The Flowing Bowl
How to celebrate with punch
By Chall Gray
Perhaps your house is decorated to a level of excess that might impress even Clark Griswold, of National Lampoon’s Christmas Vacation. Perhaps your family’s version of Cousin Eddie will be showing up soon in a polyester sweater, bringing two large dogs who will forever alter the scent of your guest-room carpet. Perhaps you need a drink just to cope with the thought, much less the reality.
Or perhaps your life more closely resembles a magazine feature: the halls are decked, the fire crackles, and friends and family gather to toast the season, their index fingers inserted semi-comfortably into the tiny handles of glass cups.
The bottom line is this: there are many valid reasons to make a bowl of punch this time of year. In fact, the time of year is itself a valid reason to make a bowl of punch.
Punch has endured for ages. By the time the cocktail was first documented, just after 1800, punches had already been around for a couple hundred years. As David Wondrich notes in Punch, his rambunctious history of the flowing bowl, if you open nearly any book written between 1600 and 1900 that describes daily life—think Swift, Defoe, Byron, Fielding, Austen, Dickens—sooner or later someone will make a bowl of punch. Following Andrew Jackson’s inauguration, the White House was so overrun by revelers that the only way to make the crowd leave was to move the barrels of American Orange Punch to the lawn.
Sadly, the past few decades have left many people with the impression that punch is a cloying concoction—located in the yard, perhaps near the ice luge—consisting of soda, ersatz juices, and clear spirits that often transports the drinker swiftly toward the land of inebriation and tooth decay.
But there is more to punch than you may think. With a fairly minimal amount of advance work you can inspire your guests to leave the Cold Mountain in the fridge and the Pinot Noir on the counter as they tipple away in the true spirit of the holidays.
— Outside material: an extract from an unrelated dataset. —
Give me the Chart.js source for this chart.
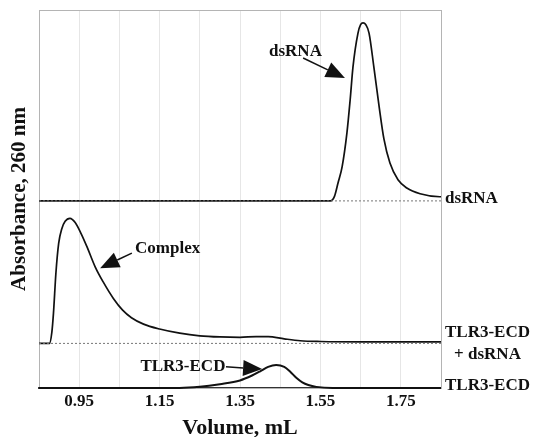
<!DOCTYPE html>
<html>
<head>
<meta charset="utf-8">
<script src="https://cdn.jsdelivr.net/npm/chart.js@4/dist/chart.umd.min.js"></script>
<style>
  html, body { margin: 0; padding: 0; background: #fff; }
  #wrap { width: 535px; height: 437px; }
</style>
</head>
<body>
<div id="wrap"><canvas id="chromChart" width="535" height="437"></canvas></div>
<script>
// elution volumes (mL) and absorbance (arbitrary units)
const dsrnaVol = [0.85, 1.575, 1.585, 1.594, 1.604, 1.616, 1.624, 1.631, 1.6435, 1.65, 1.656, 1.663, 1.671, 1.683, 1.696, 1.708, 1.723, 1.743, 1.765, 1.798, 1.847, 1.85];
const dsrnaAbs = [0, 0, 1.2, 4.8, 9, 18, 26.7, 35.4, 44.4, 46.6, 47.1, 46.6, 44.4, 35.4, 25, 16.4, 10, 5.6, 3.4, 1.9, 1.1, 1.1];

const complexVol = [0.85, 0.876, 0.882, 0.886, 0.892, 0.899, 0.907, 0.915, 0.927, 0.94, 0.955, 0.97, 0.99, 1.01, 1.035, 1.058, 1.08, 1.11, 1.15, 1.20, 1.25, 1.30, 1.35, 1.39, 1.42, 1.46, 1.50, 1.55, 1.65, 1.85];
const complexAbs = [0, 0, 3, 8, 18.5, 26.5, 30.4, 32.3, 33.1, 32, 29, 25.4, 20.2, 16.2, 11.9, 8.8, 6.8, 5.1, 3.8, 2.7, 2.0, 1.7, 1.6, 1.8, 1.8, 1.2, 0.7, 0.5, 0.4, 0.4];

const tlr3Vol = [0.85, 1.20, 1.25, 1.30, 1.35, 1.38, 1.40, 1.42, 1.44, 1.46, 1.475, 1.49, 1.505, 1.52, 1.54, 1.58, 1.85];
const tlr3Abs = [0, 0, 0.3, 1.0, 2.0, 3.3, 4.4, 5.6, 6.1, 5.6, 4.3, 2.7, 1.5, 0.8, 0.3, 0, 0];

// vertical stacking of the three runs
const dsrnaOffset = 49.5;
const complexOffset = 11.8;
const tlr3Offset = 0;

// axis ticks
const gridVolumes = [0.85, 0.95, 1.05, 1.15, 1.25, 1.35, 1.45, 1.55, 1.65, 1.75, 1.85];
const tickLabels = ['0.95', '1.15', '1.35', '1.55', '1.75'];

// labels to the right of each trace
const traceNames = [['dsRNA'], ['TLR3-ECD', '+ dsRNA'], ['TLR3-ECD']];
const traceOffsets = [dsrnaOffset, complexOffset, tlr3Offset];

// peak callouts: text position, arrow start, arrow tip
const calloutTexts = ['dsRNA', 'Complex', 'TLR3-ECD'];
const calloutAt = [[1.488, 88.9], [1.17, 36.8], [1.208, 5.6]];
const arrowFrom = [[1.507, 87.3], [1.081, 35.7], [1.315, 5.6]];
const arrowTo = [[1.611, 82.0], [1.002, 31.7], [1.405, 5.0]];

const serif = "'Liberation Serif', 'Times New Roman', serif";
const ink = '#111';

function trace(vols, abs, offset) {
    return vols.map((v, i) => ({ x: v, y: abs[i] + offset }));
}

function baseline(offset) {
    return [{ x: gridVolumes[0], y: offset }, { x: gridVolumes[gridVolumes.length - 1], y: offset }];
}

const lineStyle = {
    borderColor: ink,
    borderWidth: 1.7,
    pointRadius: 0,
    cubicInterpolationMode: 'monotone',
    clip: false
};

const dottedStyle = {
    borderColor: '#777',
    borderWidth: 1,
    borderDash: [2, 2],
    pointRadius: 0,
    clip: false
};

const framePlugin = {
    id: 'frame',
    beforeDatasetsDraw(chart) {
        const { ctx, chartArea: a } = chart;
        ctx.save();
        ctx.strokeStyle = '#b4b4b4';
        ctx.lineWidth = 1;
        ctx.strokeRect(a.left + 0.5, a.top + 0.5, a.right - a.left, a.bottom - a.top);
        ctx.restore();
    }
};

const labelsPlugin = {
    id: 'traceLabels',
    afterDatasetsDraw(chart) {
        const { ctx, chartArea: a } = chart;
        const xs = chart.scales.x, ys = chart.scales.y;
        ctx.save();
        ctx.fillStyle = ink;
        ctx.strokeStyle = ink;
        ctx.font = `bold 17px ${serif}`;
        ctx.textBaseline = 'middle';

        // names at the right edge
        traceNames.forEach((lines, i) => {
            const yb = ys.getPixelForValue(traceOffsets[i]);
            const w = Math.max(...lines.map(t => ctx.measureText(t).width));
            const cx = a.right + 4 + w / 2;
            ctx.textAlign = 'center';
            if (lines.length === 1) {
                ctx.fillText(lines[0], cx, yb - 2);
            } else {
                ctx.fillText(lines[0], cx, yb - 11);
                ctx.fillText(lines[1], cx, yb + 11);
            }
        });

        // callouts with arrows
        calloutTexts.forEach((t, i) => {
            ctx.textAlign = 'center';
            ctx.fillText(t, xs.getPixelForValue(calloutAt[i][0]), ys.getPixelForValue(calloutAt[i][1]));
            const x0 = xs.getPixelForValue(arrowFrom[i][0]), y0 = ys.getPixelForValue(arrowFrom[i][1]);
            const x1 = xs.getPixelForValue(arrowTo[i][0]), y1 = ys.getPixelForValue(arrowTo[i][1]);
            const ang = Math.atan2(y1 - y0, x1 - x0);
            const len = 19, half = 8;
            const bx = x1 - len * Math.cos(ang), by = y1 - len * Math.sin(ang);
            ctx.lineWidth = 1.5;
            ctx.beginPath();
            ctx.moveTo(x0, y0);
            ctx.lineTo(bx, by);
            ctx.stroke();
            ctx.beginPath();
            ctx.moveTo(x1, y1);
            ctx.lineTo(bx + half * Math.sin(ang), by - half * Math.cos(ang));
            ctx.lineTo(bx - half * Math.sin(ang), by + half * Math.cos(ang));
            ctx.closePath();
            ctx.fill();
        });
        ctx.restore();
    }
};

new Chart(document.getElementById('chromChart'), {
    type: 'line',
    data: {
        datasets: [
            { data: baseline(dsrnaOffset), ...dottedStyle },
            { data: baseline(complexOffset), ...dottedStyle },
            { data: trace(dsrnaVol, dsrnaAbs, dsrnaOffset), ...lineStyle },
            { data: trace(complexVol, complexAbs, complexOffset), ...lineStyle },
            { data: trace(tlr3Vol, tlr3Abs, tlr3Offset), ...lineStyle, borderWidth: 2 }
        ]
    },
    options: {
        responsive: false,
        animation: false,
        layout: { padding: { left: 0, right: 94, top: 10, bottom: 0 } },
        plugins: {
            legend: { display: false },
            tooltip: { enabled: false }
        },
        scales: {
            x: {
                type: 'linear',
                min: gridVolumes[0],
                max: gridVolumes[gridVolumes.length - 1],
                afterBuildTicks: (scale) => { scale.ticks = gridVolumes.map(v => ({ value: v })); },
                afterFit: (scale) => { scale.height = 49; },
                grid: { color: '#e6e6e6', drawTicks: false },
                border: { color: '#333', width: 2 },
                ticks: {
                    autoSkip: false,
                    maxRotation: 0,
                    padding: 3,
                    color: ink,
                    font: { family: serif, size: 17, weight: 'bold' },
                    callback: (v) => tickLabels.includes(Number(v).toFixed(2)) ? Number(v).toFixed(2) : ''
                },
                title: {
                    display: true,
                    text: 'Volume, mL',
                    color: ink,
                    font: { family: serif, size: 22, weight: 'bold', lineHeight: '18px' },
                    padding: { top: 0, bottom: 0 }
                }
            },
            y: {
                min: 0,
                max: 100,
                afterFit: (scale) => { scale.width = 39; },
                grid: { display: false },
                border: { color: '#b4b4b4' },
                ticks: { display: false },
                title: {
                    display: true,
                    text: 'Absorbance, 260 nm',
                    color: ink,
                    font: { family: serif, size: 21, weight: 'bold', lineHeight: '24px' },
                    padding: { top: 8, bottom: 0 }
                }
            }
        }
    },
    plugins: [framePlugin, labelsPlugin]
});
</script>
</body>
</html>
Chall Gray lives in Asheville and is the cofounder and CEO of Slings & Arrows Craft Spirits, which will be releasing a line of bottled craft cocktails in 2017. He has designed and opened several bars, including Top of the Monk in downtown Asheville.
Baltic Nog
by Chall Gray
Ingredients
5 eggs*
8 ounces simple syrup**
12 ounces whole milk
12 ounces Baltic porter (Duck Rabbit recommended)
8 ounces Cognac
1 split vanilla bean
4 pinches ground nutmeg
Directions
Whisk or beat together eggs, milk, and simple syrup. Add other ingredients and large cubes of ice. Stir, garnish with nutmeg, and serve.
*Use caution when consuming raw eggs, due to the slight risk of food-borne illnesses.
**To make simple syrup, mix equal parts cane sugar and water and heat until combined.
Chall Gray preparing Baltic Nog. Photos by Erin Adams.
Payne’s Punch
By Charles Hodge, owner of Sovereign Remedies
Ingredients
Liquid from 16-ounce jar preserved oranges*
4 ounces lime juice
4 ounces lemon juice
1 bottle Salignac Cognac
1 bottle Prosecco
4 ounces Harlequin Orange Liqueur
Directions
Combine ingredients in a punch bowl with a block of ice or large ice cubes. Stir and serve.
*To make preserved oranges: peel 6–10 oranges, break into segments, mix in bowl with 2 cups sugar, and pack into 16-ounce jar. Place jar in refrigerator. After five days, blend oranges and sugar into puree and strain through cheese cloth to separate liquid.